Items from a dataset
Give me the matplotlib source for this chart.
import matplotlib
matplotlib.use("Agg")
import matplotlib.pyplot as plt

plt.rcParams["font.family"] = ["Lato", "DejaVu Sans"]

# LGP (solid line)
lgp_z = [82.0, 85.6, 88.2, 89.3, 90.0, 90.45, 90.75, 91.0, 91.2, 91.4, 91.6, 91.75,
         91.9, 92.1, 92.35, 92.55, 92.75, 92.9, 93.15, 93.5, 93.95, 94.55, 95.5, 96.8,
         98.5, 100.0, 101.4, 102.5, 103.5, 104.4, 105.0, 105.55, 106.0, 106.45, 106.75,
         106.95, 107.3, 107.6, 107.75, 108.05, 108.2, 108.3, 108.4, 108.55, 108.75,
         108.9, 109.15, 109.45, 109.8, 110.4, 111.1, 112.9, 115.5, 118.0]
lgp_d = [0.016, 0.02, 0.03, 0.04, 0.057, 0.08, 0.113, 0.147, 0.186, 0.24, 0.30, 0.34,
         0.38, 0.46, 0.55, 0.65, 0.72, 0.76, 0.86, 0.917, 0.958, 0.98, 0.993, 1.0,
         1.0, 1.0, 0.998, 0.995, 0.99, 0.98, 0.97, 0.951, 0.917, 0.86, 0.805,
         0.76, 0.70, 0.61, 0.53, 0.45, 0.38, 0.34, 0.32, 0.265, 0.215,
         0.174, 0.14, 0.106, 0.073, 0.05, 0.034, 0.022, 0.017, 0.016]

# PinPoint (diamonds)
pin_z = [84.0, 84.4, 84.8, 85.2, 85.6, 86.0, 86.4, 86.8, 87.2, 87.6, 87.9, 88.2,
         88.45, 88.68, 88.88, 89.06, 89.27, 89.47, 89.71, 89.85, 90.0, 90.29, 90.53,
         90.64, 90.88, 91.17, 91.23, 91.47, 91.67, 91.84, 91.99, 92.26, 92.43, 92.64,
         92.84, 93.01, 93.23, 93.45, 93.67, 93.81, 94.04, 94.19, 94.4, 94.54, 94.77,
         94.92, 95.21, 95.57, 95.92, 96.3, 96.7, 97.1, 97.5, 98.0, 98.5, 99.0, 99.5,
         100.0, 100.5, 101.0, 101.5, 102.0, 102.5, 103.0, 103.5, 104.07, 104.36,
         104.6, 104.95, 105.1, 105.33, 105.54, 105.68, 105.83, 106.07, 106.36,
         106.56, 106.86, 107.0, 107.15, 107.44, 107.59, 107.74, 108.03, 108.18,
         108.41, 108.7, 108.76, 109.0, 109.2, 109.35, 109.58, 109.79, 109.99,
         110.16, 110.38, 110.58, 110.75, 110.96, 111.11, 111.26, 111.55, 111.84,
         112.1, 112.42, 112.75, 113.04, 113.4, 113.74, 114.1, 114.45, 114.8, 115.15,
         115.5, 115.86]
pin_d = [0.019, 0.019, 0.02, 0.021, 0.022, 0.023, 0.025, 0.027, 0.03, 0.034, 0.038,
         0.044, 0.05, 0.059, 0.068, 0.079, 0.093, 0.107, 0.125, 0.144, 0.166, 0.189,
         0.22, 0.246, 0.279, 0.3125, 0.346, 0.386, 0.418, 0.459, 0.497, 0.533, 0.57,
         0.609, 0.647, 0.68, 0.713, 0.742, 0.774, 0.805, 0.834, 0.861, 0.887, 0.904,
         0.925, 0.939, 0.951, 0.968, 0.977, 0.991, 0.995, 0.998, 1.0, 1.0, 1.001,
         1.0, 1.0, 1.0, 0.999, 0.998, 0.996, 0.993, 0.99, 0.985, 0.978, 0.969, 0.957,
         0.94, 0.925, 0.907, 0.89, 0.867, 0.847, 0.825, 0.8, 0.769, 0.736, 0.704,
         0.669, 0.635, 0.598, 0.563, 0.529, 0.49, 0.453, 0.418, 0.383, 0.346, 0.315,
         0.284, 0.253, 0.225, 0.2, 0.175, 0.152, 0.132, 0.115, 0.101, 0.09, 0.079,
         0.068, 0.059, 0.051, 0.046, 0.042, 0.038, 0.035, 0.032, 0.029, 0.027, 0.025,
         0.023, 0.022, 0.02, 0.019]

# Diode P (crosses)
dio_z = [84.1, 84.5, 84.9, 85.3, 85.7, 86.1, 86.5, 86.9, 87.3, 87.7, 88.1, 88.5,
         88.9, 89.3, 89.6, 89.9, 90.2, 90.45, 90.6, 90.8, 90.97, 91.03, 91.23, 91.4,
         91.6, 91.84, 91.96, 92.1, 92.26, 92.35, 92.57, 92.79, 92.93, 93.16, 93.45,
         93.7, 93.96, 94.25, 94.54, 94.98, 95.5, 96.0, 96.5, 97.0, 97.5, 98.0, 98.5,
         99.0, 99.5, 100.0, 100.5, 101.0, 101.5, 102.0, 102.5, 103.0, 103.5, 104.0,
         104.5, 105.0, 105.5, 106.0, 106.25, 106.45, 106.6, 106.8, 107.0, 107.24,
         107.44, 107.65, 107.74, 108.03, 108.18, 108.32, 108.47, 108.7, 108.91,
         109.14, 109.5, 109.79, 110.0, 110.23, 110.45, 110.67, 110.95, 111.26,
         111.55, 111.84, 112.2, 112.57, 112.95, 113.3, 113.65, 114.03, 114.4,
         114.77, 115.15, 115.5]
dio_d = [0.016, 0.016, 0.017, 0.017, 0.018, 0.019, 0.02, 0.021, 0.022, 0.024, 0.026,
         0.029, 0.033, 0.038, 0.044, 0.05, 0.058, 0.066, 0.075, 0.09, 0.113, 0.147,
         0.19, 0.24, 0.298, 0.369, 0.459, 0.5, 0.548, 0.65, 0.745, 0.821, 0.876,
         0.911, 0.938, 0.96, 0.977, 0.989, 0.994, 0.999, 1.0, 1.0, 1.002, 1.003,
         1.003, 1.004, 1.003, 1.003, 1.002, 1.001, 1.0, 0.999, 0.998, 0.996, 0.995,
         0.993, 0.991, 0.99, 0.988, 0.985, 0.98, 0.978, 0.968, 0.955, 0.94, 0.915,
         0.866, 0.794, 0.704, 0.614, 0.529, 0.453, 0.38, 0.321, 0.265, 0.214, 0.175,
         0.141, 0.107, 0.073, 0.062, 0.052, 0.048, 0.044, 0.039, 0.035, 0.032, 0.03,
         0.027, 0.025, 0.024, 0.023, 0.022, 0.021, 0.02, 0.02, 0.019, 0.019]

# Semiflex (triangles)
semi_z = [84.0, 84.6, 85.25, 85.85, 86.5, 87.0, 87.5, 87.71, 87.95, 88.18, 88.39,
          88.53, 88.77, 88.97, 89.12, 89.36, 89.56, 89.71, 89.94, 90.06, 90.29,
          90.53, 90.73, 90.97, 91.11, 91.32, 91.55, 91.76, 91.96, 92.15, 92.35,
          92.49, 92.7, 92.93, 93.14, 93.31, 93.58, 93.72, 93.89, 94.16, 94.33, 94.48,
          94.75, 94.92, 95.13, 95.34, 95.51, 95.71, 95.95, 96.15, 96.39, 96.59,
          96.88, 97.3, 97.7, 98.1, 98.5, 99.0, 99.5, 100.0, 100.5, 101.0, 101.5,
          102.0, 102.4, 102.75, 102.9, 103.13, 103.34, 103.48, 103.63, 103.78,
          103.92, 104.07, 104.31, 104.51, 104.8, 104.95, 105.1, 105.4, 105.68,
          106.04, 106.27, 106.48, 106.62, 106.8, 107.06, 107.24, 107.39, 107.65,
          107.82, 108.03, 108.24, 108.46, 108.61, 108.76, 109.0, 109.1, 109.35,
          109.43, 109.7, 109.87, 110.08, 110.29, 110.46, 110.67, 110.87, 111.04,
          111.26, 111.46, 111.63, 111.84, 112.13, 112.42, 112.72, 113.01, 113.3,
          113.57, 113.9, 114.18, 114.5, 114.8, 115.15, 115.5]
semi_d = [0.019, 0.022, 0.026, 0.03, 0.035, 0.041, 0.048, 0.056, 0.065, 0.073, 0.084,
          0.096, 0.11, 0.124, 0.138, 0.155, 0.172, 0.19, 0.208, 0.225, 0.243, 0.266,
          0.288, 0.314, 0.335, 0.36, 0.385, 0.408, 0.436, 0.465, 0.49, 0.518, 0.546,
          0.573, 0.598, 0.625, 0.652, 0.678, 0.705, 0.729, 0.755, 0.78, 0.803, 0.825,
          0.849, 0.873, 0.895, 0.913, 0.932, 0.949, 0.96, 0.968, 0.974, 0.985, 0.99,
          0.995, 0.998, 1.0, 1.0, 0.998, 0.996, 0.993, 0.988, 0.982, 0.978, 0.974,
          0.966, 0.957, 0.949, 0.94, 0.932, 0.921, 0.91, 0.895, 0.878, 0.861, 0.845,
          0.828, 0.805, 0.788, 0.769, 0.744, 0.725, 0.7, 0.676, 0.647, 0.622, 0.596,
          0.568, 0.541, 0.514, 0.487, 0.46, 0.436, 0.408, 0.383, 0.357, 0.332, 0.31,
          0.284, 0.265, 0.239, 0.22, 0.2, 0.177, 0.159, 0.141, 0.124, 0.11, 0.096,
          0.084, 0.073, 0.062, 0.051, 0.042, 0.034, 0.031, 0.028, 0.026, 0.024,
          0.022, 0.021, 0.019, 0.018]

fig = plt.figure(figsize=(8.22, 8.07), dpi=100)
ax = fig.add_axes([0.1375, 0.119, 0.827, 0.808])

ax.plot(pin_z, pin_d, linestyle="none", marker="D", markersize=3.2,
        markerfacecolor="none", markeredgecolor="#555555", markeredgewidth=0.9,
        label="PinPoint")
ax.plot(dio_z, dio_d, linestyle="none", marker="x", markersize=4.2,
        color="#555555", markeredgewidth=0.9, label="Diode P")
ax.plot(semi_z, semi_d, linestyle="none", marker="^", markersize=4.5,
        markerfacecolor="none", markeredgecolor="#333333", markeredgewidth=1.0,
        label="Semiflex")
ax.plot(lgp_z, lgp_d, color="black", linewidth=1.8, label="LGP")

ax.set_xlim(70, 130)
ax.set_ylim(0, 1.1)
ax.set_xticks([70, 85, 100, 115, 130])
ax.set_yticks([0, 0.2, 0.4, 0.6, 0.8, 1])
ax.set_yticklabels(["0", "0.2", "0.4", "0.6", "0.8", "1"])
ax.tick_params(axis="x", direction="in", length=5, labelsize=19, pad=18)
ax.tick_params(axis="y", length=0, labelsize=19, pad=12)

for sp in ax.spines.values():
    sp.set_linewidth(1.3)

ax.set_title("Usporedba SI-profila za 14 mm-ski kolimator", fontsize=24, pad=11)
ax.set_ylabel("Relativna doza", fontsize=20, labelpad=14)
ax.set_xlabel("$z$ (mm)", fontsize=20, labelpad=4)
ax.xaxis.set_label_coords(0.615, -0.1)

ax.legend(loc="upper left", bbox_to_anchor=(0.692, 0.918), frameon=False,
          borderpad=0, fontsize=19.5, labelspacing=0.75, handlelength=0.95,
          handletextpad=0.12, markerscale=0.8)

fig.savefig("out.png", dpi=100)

---

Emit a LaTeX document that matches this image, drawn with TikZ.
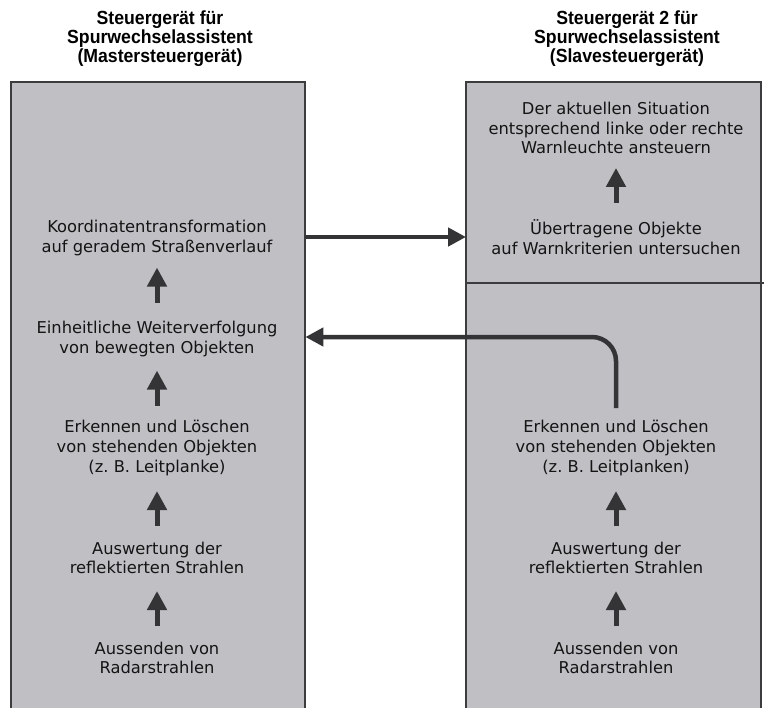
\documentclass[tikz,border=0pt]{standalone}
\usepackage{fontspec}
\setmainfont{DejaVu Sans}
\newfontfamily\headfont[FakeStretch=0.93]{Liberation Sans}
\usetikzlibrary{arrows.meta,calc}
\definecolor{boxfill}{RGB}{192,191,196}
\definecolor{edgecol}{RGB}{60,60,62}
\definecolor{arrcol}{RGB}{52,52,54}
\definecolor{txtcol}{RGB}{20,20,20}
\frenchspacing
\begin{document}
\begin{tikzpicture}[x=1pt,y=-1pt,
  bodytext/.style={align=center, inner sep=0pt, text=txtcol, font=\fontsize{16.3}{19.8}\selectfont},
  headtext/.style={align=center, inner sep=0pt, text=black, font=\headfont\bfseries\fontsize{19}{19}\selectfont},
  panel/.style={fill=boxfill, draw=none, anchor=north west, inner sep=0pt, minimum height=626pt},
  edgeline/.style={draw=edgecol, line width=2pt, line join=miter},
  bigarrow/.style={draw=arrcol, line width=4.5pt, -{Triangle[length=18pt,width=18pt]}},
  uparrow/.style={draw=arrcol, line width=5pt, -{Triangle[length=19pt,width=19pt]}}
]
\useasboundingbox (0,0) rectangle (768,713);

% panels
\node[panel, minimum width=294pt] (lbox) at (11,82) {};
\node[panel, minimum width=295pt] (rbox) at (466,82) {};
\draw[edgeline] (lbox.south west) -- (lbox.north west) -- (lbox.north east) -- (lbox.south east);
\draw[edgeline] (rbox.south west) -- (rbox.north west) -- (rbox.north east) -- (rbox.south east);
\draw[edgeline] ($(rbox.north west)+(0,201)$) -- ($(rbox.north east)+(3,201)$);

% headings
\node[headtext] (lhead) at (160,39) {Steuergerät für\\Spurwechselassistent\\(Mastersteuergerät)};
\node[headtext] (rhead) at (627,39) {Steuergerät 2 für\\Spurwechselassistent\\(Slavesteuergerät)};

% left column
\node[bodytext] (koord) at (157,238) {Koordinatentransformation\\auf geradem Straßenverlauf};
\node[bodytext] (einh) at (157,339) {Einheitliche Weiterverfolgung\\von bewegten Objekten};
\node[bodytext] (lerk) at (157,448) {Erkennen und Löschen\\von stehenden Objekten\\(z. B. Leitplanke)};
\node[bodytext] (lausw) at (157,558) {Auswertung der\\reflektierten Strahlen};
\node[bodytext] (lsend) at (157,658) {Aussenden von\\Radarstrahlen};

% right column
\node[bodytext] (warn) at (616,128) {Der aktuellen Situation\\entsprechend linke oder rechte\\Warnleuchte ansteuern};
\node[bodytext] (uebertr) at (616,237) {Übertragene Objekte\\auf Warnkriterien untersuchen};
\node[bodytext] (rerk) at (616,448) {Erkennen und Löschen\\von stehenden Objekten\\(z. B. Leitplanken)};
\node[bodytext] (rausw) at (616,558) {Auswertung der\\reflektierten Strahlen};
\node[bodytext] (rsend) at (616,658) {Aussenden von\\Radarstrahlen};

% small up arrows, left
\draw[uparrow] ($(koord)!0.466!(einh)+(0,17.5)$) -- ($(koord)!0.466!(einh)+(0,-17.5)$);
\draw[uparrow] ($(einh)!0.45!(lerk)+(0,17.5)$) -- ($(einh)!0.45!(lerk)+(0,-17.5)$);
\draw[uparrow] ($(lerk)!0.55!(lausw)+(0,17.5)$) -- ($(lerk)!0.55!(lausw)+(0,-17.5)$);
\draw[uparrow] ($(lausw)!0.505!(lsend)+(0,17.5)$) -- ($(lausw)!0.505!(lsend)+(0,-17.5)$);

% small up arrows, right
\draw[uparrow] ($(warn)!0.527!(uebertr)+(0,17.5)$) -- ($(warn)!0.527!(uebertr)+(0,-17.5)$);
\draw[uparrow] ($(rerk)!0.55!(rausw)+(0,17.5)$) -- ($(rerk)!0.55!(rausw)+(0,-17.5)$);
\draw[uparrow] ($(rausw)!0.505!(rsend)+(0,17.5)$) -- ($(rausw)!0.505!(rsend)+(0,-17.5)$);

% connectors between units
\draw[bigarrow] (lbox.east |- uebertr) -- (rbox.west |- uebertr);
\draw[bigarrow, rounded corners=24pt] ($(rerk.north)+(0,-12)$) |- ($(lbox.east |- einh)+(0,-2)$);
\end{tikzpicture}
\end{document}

→ **EXERCISE TASK**:
Report all lines of the material that contain the word "matplotlib".

→ **OUTPUT FOR THIS TASK**:
Give me the matplotlib source for this chart.
import matplotlib
matplotlib.use("Agg")
import matplotlib.pyplot as plt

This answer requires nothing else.